I guess I’m curious as to what makes the Ampere Altra processor so “unpleasant” to install. Why would installing this chip be any different from installing any other, Patrick? Apart from the physical size, there doesn’t appear to be anything much different between this processor and all the other Intel, AMD and IBM chips I’ve seen.
Stephen, super easy to answer. AMD and Intel both use carriers. AMD SP3 uses the CPU carrier that you slide in, then it is lowered in place. On the Intel side, if you install the CPUs correctly, then you are not touching the CPU when it is lowered aligned into the socket. With Ampere, you need to align it by hand versus AMD and Intel both have mechanical alignment. Even with suction cups, the Ampere socket does not have the same level of mechanical alignment before it is lowred into the socket.
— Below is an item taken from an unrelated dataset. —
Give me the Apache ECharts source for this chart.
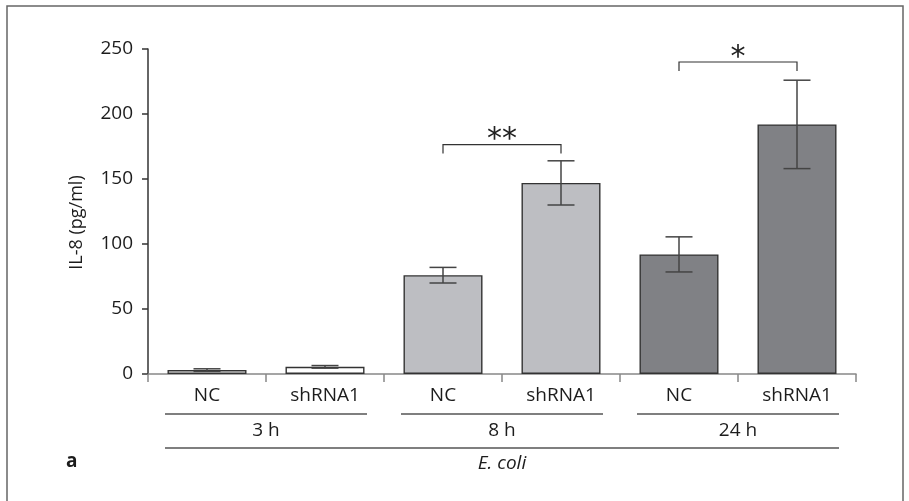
<!DOCTYPE html>
<html>
<head>
<meta charset="utf-8">
<script src="https://cdn.jsdelivr.net/npm/echarts@6/dist/echarts.min.js"></script>
<style>
  html, body { margin: 0; padding: 0; background: #fff; }
  #chart { width: 909px; height: 501px; }
</style>
</head>
<body>
<div id="chart"></div>
<script>
// data
var categories = ['NC', 'shRNA1', 'NC', 'shRNA1', 'NC', 'shRNA1'];
var values = [3, 5.5, 76, 147, 92, 192];
var errors = [1, 1, 6, 17, 13.5, 34];
var groups = ['3 h', '8 h', '24 h'];
var groupSpans = [[0, 1], [2, 3], [4, 5]];
var organism = ['E. coli'];
// significance brackets: [from, to, level, mark]
var brackets = [[2, 3, 176.5, '**'], [4, 5, 240, '*']];

var groupColors = ['#ffffff', '#bdbec2', '#808185'];
var font = 'Open Sans';
var ink = '#1c1c1c';

var myChart = echarts.init(document.getElementById('chart'));

var barData = values.map(function (v, i) {
    return {
        value: v,
        itemStyle: { color: groupColors[Math.floor(i / 2)] }
    };
});

var errData = values.map(function (v, i) {
    return [i, v - errors[i], v + errors[i]];
});

option = {
    backgroundColor: '#ffffff',
    animation: false,
    textStyle: { fontFamily: font },
    grid: { left: 148, right: 53, top: 49, bottom: 127 },
    graphic: [
        {
            type: 'rect',
            shape: { x: 7, y: 6, width: 896, height: 520 },
            style: { fill: 'none', stroke: '#666', lineWidth: 1.5 }
        },
        {
            type: 'text',
            left: 66, top: 452,
            style: { text: 'a', font: 'bold 19px "Open Sans"', fill: ink }
        }
    ],
    xAxis: [
        {
            type: 'category',
            data: categories,
            axisLine: { lineStyle: { color: '#888', width: 1.5 } },
            axisTick: { show: true, length: 8, lineStyle: { color: '#888', width: 1.5 } },
            axisLabel: { color: ink, fontSize: 19, margin: 12, fontFamily: font }
        },
        {
            type: 'category',
            data: groups,
            position: 'bottom',
            offset: 40,
            axisLine: { show: false },
            axisTick: { show: false },
            axisLabel: { color: ink, fontSize: 19, margin: 7, fontFamily: font }
        },
        {
            type: 'category',
            data: organism,
            position: 'bottom',
            offset: 74,
            axisLine: { show: false },
            axisTick: { show: false },
            axisLabel: { color: ink, fontSize: 19, margin: 6, fontStyle: 'italic', fontFamily: font }
        }
    ],
    yAxis: {
        type: 'value',
        min: 0,
        max: 250,
        interval: 50,
        name: 'IL-8 (pg/ml)',
        nameLocation: 'middle',
        nameGap: 62,
        nameTextStyle: { color: ink, fontSize: 18, fontFamily: font, padding: [0, 0, 0, -22] },
        splitLine: { show: false },
        axisLine: { show: true, lineStyle: { color: '#333', width: 1.5 } },
        axisTick: { show: true, length: 6, lineStyle: { color: '#333', width: 1.5 } },
        axisLabel: { color: ink, fontSize: 19, margin: 15, fontFamily: font }
    },
    series: [
        {
            type: 'bar',
            data: barData,
            barWidth: 79,
            itemStyle: { borderColor: '#333', borderWidth: 1.4 }
        },
        {
            // error bars
            type: 'custom',
            data: errData,
            z: 5,
            renderItem: function (params, api) {
                var lo = api.coord([api.value(0), api.value(1)]);
                var hi = api.coord([api.value(0), api.value(2)]);
                var w = 13.5;
                var st = { stroke: '#444', lineWidth: 1.5 };
                return {
                    type: 'group',
                    children: [
                        { type: 'line', shape: { x1: lo[0], y1: lo[1], x2: hi[0], y2: hi[1] }, style: st },
                        { type: 'line', shape: { x1: hi[0] - w, y1: hi[1], x2: hi[0] + w, y2: hi[1] }, style: st },
                        { type: 'line', shape: { x1: lo[0] - w, y1: lo[1], x2: lo[0] + w, y2: lo[1] }, style: st }
                    ]
                };
            }
        },
        {
            // significance brackets
            type: 'custom',
            data: brackets,
            z: 5,
            renderItem: function (params, api) {
                var b = brackets[params.dataIndex];
                var a = api.coord([b[0], b[2]]);
                var c = api.coord([b[1], b[2]]);
                var st = { stroke: '#333', lineWidth: 1.2, fill: 'none' };
                return {
                    type: 'group',
                    children: [
                        {
                            type: 'polyline',
                            shape: { points: [[a[0], a[1] + 9], [a[0], a[1]], [c[0], c[1]], [c[0], c[1] + 9]] },
                            style: st
                        },
                        {
                            type: 'text',
                            style: {
                                text: b[3], x: (a[0] + c[0]) / 2, y: a[1] + 11,
                                align: 'center', verticalAlign: 'bottom',
                                font: '30px "DejaVu Sans"', fill: '#222'
                            }
                        }
                    ]
                };
            }
        },
        {
            // group underlines
            type: 'custom',
            data: groupSpans.concat([[0, 5]]),
            renderItem: function (params, api) {
                var s = api.coord([api.value(0), 0]);
                var e = api.coord([api.value(1), 0]);
                var dy = params.dataIndex < groupSpans.length ? 40 : 74;
                return {
                    type: 'line',
                    shape: { x1: s[0] - 42, y1: s[1] + dy, x2: e[0] + 42, y2: e[1] + dy },
                    style: { stroke: '#555', lineWidth: 1.5 }
                };
            }
        }
    ]
};

myChart.setOption(option);
</script>
</body>
</html>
See how to install LGA4189 correctly Article and Video.
Thanks for the very fast reply. Sounds like a possible engineering/design problem with the type of socket, maybe the ILM needs to be re-designed to allow for the alignment features you mention. Otherwise, I still don’t see how this is an absolute deal-breaker. The chip package itself should have keying notches in the edges that ought to provide enough positive feedback even when loaded by hand.
Believe it or not, I did see your LGA-4189 installation article when it came out. Very well done and very useful. Now, if only we could have some higher-resolution photos of the chips you feature. I noticed that the photos of the Ponte Vecchio chip you had earlier were only a mere 800×600-ish pixels. Seems we need an upgrade to at least 1920×1080 minimum. I have a hard time seeing much detail, specifically where contact pads are concerned. I like drawing pictures of these things and being able to see the pads well enough to count them is a must.
After all the recent coverage of the Altra and Altra Max, I’m kind of wishing someone on eBay would start selling used ones so I can buy one. CPU collecting is one of my hobbies and I’m longing to get my first LGA-4189 Xeon, LGA-4094 Threadripper/Epyc and one of these Altra chips. I can’t afford to buy these things when new and typically have to wait at least ten years before they’ll even show up in the used listings. Of course, somebody could donate one if they wanted to, though that’s probably asking too much of the Universe.